+++ DATA SECTION +++

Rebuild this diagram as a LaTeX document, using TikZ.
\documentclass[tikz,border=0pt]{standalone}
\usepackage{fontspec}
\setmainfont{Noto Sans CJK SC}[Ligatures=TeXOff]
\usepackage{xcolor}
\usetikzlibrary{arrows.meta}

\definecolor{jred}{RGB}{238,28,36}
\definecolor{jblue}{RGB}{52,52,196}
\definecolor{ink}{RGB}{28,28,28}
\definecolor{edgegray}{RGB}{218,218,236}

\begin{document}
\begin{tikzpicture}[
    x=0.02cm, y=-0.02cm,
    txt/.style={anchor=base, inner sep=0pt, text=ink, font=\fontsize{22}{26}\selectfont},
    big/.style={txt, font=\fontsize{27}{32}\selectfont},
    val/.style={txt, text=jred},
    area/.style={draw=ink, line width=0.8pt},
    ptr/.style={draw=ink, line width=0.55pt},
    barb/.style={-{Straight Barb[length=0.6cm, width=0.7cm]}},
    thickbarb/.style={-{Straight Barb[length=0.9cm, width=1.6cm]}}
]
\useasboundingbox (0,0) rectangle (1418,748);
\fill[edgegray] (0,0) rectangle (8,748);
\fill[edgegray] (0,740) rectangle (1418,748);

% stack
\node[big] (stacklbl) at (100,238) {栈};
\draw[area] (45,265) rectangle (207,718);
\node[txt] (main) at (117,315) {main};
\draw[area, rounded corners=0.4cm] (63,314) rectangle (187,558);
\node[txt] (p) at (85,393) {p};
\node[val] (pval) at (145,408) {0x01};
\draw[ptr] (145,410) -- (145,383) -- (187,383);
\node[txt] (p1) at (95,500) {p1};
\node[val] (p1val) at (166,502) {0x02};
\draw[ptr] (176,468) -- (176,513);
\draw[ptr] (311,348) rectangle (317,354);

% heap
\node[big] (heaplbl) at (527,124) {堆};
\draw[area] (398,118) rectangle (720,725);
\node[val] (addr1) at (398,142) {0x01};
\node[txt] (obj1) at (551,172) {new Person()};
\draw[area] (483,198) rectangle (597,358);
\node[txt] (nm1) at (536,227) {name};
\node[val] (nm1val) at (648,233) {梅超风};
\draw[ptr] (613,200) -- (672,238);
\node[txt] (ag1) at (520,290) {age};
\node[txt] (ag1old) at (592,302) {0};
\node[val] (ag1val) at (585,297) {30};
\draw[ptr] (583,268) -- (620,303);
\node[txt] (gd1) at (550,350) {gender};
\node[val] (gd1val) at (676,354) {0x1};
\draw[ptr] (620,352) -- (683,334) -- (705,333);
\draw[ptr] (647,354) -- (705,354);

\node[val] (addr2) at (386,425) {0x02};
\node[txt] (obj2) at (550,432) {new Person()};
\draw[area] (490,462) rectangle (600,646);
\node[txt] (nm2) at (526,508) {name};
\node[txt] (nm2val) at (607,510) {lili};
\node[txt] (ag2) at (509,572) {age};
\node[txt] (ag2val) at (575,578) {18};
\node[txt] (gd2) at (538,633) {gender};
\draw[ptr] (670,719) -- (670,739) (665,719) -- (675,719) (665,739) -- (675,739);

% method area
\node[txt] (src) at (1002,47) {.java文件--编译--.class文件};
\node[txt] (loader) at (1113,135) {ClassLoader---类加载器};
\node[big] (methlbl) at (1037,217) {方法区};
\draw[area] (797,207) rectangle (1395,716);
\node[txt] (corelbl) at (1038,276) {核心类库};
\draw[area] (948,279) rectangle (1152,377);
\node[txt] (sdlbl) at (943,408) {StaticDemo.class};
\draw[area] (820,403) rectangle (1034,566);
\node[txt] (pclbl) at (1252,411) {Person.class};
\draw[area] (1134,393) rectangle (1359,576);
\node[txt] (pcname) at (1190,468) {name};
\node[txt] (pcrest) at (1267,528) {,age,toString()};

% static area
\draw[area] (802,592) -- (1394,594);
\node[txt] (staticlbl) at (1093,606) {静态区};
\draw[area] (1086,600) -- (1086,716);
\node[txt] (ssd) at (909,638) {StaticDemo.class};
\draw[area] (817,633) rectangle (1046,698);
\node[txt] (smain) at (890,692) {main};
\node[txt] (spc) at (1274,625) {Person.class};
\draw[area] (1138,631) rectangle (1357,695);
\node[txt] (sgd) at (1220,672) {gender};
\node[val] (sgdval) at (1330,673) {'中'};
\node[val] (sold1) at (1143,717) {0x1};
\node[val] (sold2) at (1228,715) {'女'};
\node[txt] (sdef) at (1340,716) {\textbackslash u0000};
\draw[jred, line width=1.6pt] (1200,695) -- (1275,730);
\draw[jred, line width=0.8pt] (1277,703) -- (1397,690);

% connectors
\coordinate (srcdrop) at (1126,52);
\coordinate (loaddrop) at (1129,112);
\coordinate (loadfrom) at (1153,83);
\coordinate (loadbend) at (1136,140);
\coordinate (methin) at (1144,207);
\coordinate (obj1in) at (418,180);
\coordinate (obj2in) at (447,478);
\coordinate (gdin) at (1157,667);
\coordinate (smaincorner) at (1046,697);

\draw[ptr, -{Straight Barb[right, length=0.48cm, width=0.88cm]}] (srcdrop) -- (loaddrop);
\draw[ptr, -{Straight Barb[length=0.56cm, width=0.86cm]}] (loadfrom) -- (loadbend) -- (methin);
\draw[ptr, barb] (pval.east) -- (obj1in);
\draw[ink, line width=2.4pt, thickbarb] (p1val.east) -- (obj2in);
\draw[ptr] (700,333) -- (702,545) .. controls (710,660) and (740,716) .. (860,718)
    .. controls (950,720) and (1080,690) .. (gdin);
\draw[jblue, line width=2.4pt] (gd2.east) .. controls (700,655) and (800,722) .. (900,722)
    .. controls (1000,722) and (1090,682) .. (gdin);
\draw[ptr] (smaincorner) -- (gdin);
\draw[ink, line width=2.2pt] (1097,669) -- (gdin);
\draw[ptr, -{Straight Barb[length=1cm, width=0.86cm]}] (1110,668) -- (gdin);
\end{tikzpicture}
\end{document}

+++

WHAT IS ASKED: Repeat the listing exactly, from its first line to its last.

SOLUTION:
Rebuild this diagram as a LaTeX document, using TikZ.
\documentclass[tikz,border=0pt]{standalone}
\usepackage{fontspec}
\setmainfont{Noto Sans CJK SC}[Ligatures=TeXOff]
\usepackage{xcolor}
\usetikzlibrary{arrows.meta}

\definecolor{jred}{RGB}{238,28,36}
\definecolor{jblue}{RGB}{52,52,196}
\definecolor{ink}{RGB}{28,28,28}
\definecolor{edgegray}{RGB}{218,218,236}

\begin{document}
\begin{tikzpicture}[
    x=0.02cm, y=-0.02cm,
    txt/.style={anchor=base, inner sep=0pt, text=ink, font=\fontsize{22}{26}\selectfont},
    big/.style={txt, font=\fontsize{27}{32}\selectfont},
    val/.style={txt, text=jred},
    area/.style={draw=ink, line width=0.8pt},
    ptr/.style={draw=ink, line width=0.55pt},
    barb/.style={-{Straight Barb[length=0.6cm, width=0.7cm]}},
    thickbarb/.style={-{Straight Barb[length=0.9cm, width=1.6cm]}}
]
\useasboundingbox (0,0) rectangle (1418,748);
\fill[edgegray] (0,0) rectangle (8,748);
\fill[edgegray] (0,740) rectangle (1418,748);

% stack
\node[big] (stacklbl) at (100,238) {栈};
\draw[area] (45,265) rectangle (207,718);
\node[txt] (main) at (117,315) {main};
\draw[area, rounded corners=0.4cm] (63,314) rectangle (187,558);
\node[txt] (p) at (85,393) {p};
\node[val] (pval) at (145,408) {0x01};
\draw[ptr] (145,410) -- (145,383) -- (187,383);
\node[txt] (p1) at (95,500) {p1};
\node[val] (p1val) at (166,502) {0x02};
\draw[ptr] (176,468) -- (176,513);
\draw[ptr] (311,348) rectangle (317,354);

% heap
\node[big] (heaplbl) at (527,124) {堆};
\draw[area] (398,118) rectangle (720,725);
\node[val] (addr1) at (398,142) {0x01};
\node[txt] (obj1) at (551,172) {new Person()};
\draw[area] (483,198) rectangle (597,358);
\node[txt] (nm1) at (536,227) {name};
\node[val] (nm1val) at (648,233) {梅超风};
\draw[ptr] (613,200) -- (672,238);
\node[txt] (ag1) at (520,290) {age};
\node[txt] (ag1old) at (592,302) {0};
\node[val] (ag1val) at (585,297) {30};
\draw[ptr] (583,268) -- (620,303);
\node[txt] (gd1) at (550,350) {gender};
\node[val] (gd1val) at (676,354) {0x1};
\draw[ptr] (620,352) -- (683,334) -- (705,333);
\draw[ptr] (647,354) -- (705,354);

\node[val] (addr2) at (386,425) {0x02};
\node[txt] (obj2) at (550,432) {new Person()};
\draw[area] (490,462) rectangle (600,646);
\node[txt] (nm2) at (526,508) {name};
\node[txt] (nm2val) at (607,510) {lili};
\node[txt] (ag2) at (509,572) {age};
\node[txt] (ag2val) at (575,578) {18};
\node[txt] (gd2) at (538,633) {gender};
\draw[ptr] (670,719) -- (670,739) (665,719) -- (675,719) (665,739) -- (675,739);

% method area
\node[txt] (src) at (1002,47) {.java文件--编译--.class文件};
\node[txt] (loader) at (1113,135) {ClassLoader---类加载器};
\node[big] (methlbl) at (1037,217) {方法区};
\draw[area] (797,207) rectangle (1395,716);
\node[txt] (corelbl) at (1038,276) {核心类库};
\draw[area] (948,279) rectangle (1152,377);
\node[txt] (sdlbl) at (943,408) {StaticDemo.class};
\draw[area] (820,403) rectangle (1034,566);
\node[txt] (pclbl) at (1252,411) {Person.class};
\draw[area] (1134,393) rectangle (1359,576);
\node[txt] (pcname) at (1190,468) {name};
\node[txt] (pcrest) at (1267,528) {,age,toString()};

% static area
\draw[area] (802,592) -- (1394,594);
\node[txt] (staticlbl) at (1093,606) {静态区};
\draw[area] (1086,600) -- (1086,716);
\node[txt] (ssd) at (909,638) {StaticDemo.class};
\draw[area] (817,633) rectangle (1046,698);
\node[txt] (smain) at (890,692) {main};
\node[txt] (spc) at (1274,625) {Person.class};
\draw[area] (1138,631) rectangle (1357,695);
\node[txt] (sgd) at (1220,672) {gender};
\node[val] (sgdval) at (1330,673) {'中'};
\node[val] (sold1) at (1143,717) {0x1};
\node[val] (sold2) at (1228,715) {'女'};
\node[txt] (sdef) at (1340,716) {\textbackslash u0000};
\draw[jred, line width=1.6pt] (1200,695) -- (1275,730);
\draw[jred, line width=0.8pt] (1277,703) -- (1397,690);

% connectors
\coordinate (srcdrop) at (1126,52);
\coordinate (loaddrop) at (1129,112);
\coordinate (loadfrom) at (1153,83);
\coordinate (loadbend) at (1136,140);
\coordinate (methin) at (1144,207);
\coordinate (obj1in) at (418,180);
\coordinate (obj2in) at (447,478);
\coordinate (gdin) at (1157,667);
\coordinate (smaincorner) at (1046,697);

\draw[ptr, -{Straight Barb[right, length=0.48cm, width=0.88cm]}] (srcdrop) -- (loaddrop);
\draw[ptr, -{Straight Barb[length=0.56cm, width=0.86cm]}] (loadfrom) -- (loadbend) -- (methin);
\draw[ptr, barb] (pval.east) -- (obj1in);
\draw[ink, line width=2.4pt, thickbarb] (p1val.east) -- (obj2in);
\draw[ptr] (700,333) -- (702,545) .. controls (710,660) and (740,716) .. (860,718)
    .. controls (950,720) and (1080,690) .. (gdin);
\draw[jblue, line width=2.4pt] (gd2.east) .. controls (700,655) and (800,722) .. (900,722)
    .. controls (1000,722) and (1090,682) .. (gdin);
\draw[ptr] (smaincorner) -- (gdin);
\draw[ink, line width=2.2pt] (1097,669) -- (gdin);
\draw[ptr, -{Straight Barb[length=1cm, width=0.86cm]}] (1110,668) -- (gdin);
\end{tikzpicture}
\end{document}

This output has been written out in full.